● SET PROBLEM:
Select, from the material below, each line with "matplotlib" in it.

● INFORMATION SHOWN:
━━━

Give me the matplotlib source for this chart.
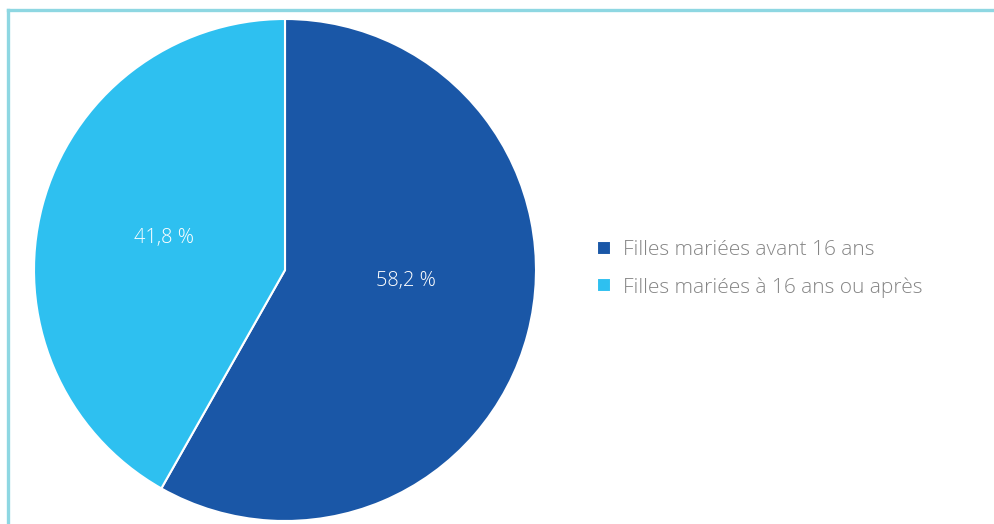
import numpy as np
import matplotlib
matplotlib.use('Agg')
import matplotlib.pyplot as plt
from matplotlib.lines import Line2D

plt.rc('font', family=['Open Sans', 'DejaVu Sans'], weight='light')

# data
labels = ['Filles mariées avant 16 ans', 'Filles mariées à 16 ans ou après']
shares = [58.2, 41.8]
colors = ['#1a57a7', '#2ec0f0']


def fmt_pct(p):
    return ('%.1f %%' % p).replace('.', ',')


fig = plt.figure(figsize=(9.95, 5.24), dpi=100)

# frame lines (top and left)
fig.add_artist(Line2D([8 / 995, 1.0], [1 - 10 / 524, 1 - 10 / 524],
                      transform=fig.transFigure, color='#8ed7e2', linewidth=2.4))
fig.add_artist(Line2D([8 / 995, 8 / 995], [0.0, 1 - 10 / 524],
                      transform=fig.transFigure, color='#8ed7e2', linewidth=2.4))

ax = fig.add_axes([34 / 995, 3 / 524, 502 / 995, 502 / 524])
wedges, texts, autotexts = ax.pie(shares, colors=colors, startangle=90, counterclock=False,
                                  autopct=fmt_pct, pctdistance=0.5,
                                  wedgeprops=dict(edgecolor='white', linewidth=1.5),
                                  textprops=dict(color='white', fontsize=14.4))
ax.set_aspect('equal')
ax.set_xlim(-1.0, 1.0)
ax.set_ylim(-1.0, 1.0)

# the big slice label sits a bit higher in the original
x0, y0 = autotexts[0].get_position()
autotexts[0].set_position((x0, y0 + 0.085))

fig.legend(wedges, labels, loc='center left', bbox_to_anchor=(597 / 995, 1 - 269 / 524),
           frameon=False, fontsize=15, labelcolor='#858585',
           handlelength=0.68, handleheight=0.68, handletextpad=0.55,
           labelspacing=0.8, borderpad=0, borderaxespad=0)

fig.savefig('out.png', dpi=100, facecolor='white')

━━━

● REPLY TO THE TASK:
Give me the matplotlib source for this chart.
import matplotlib
matplotlib.use('Agg')
import matplotlib.pyplot as plt
from matplotlib.lines import Line2D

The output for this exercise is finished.